Shane let the banquette table down to make a bunk, she found the mattress under one seat and bedclothes under the other. She wasn't sure if there was another berth, so she made herself at home over against the bulkhead. It wasn't a featherbed, but it was a hell of a lot more comfortable than her bunk aboard the Saratoga! She reached overhead to touch a panel and dim the lights, and lay there for a long time just watching the starfield through the viewport. She wasn't sure when she went to sleep.
The next thing she knew, she was back on Marged. Except this time when the AI bent over her, her hands were loose. All hell broke loose as she came up fighting, punching and kicking like a wild animal. Someone grabbed at her wrist, she threw a hard punch that was hampered only by the fact she was lying down. Then she heard her name and things started making sense. McQueen let her go when he realized she knew where she was at.
He was rubbing his arm, she apologized. "God! I thought I had nightmares but that was too damn real! I'm sorry--!"
"It was my fault, I should have known you'd come up fighting if I woke you! Are you okay now?"
"I think so."
"You can really throw a punch for a short person, you know that?"
Shane lay back, still reeling from the nightmare. "You're lucky I didn't connect with a kick," she muttered. "I really am sorry."
"Shane, there's nothing to apologize for. I kicked Ross's rack down on top of mine one night, then I knocked him clear across the room before I woke up enough to know what was going on. He had a black eye you wouldn't believe. After that the rest of the Angels wouldn't get near me when I had a nightmare, they'd just stand back and throw things." He grinned, for just a moment it was ten years ago. He and Ross were the only ones left who'd been with the Angry Angels then.
"What time is it?"
"About 0100, we're about halfway out."
"Oh! I didn't mean to sleep so long."
"You needed your rest. I lost track of time myself, I've been sitting up there reading."
"I'll take it while you get some rest, if you like."
"I'm not throwing you out of bed," he said.
"There's room," she invited. At his momentary hesitation, she smiled. "I trust you."

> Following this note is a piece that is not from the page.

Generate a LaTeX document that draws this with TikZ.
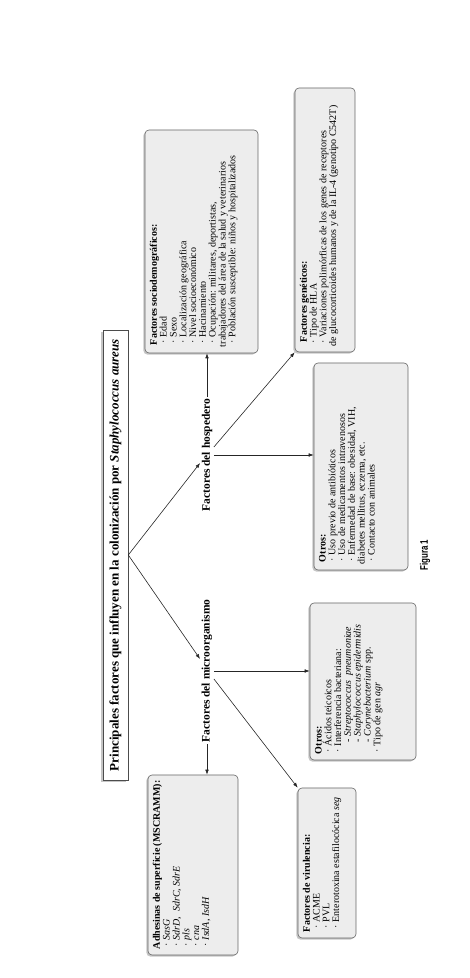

He didn't take much convincing, a couple of seats forward made another bunk but it was short and narrow for a man his size. Neither of them much wanted to admit they didn't want to be alone. Vansen thought she would never get back to sleep again after a nightmare like that one, but her body demanded the rest. She was vaguely aware of McQueen getting up a few times to check on the automatics, but he was too tired himself to prowl around too much. Vansen was thoroughly convinced by now that sick list was a pain in the ass, but there was no way she would have signed off on either one of them being fit for duty.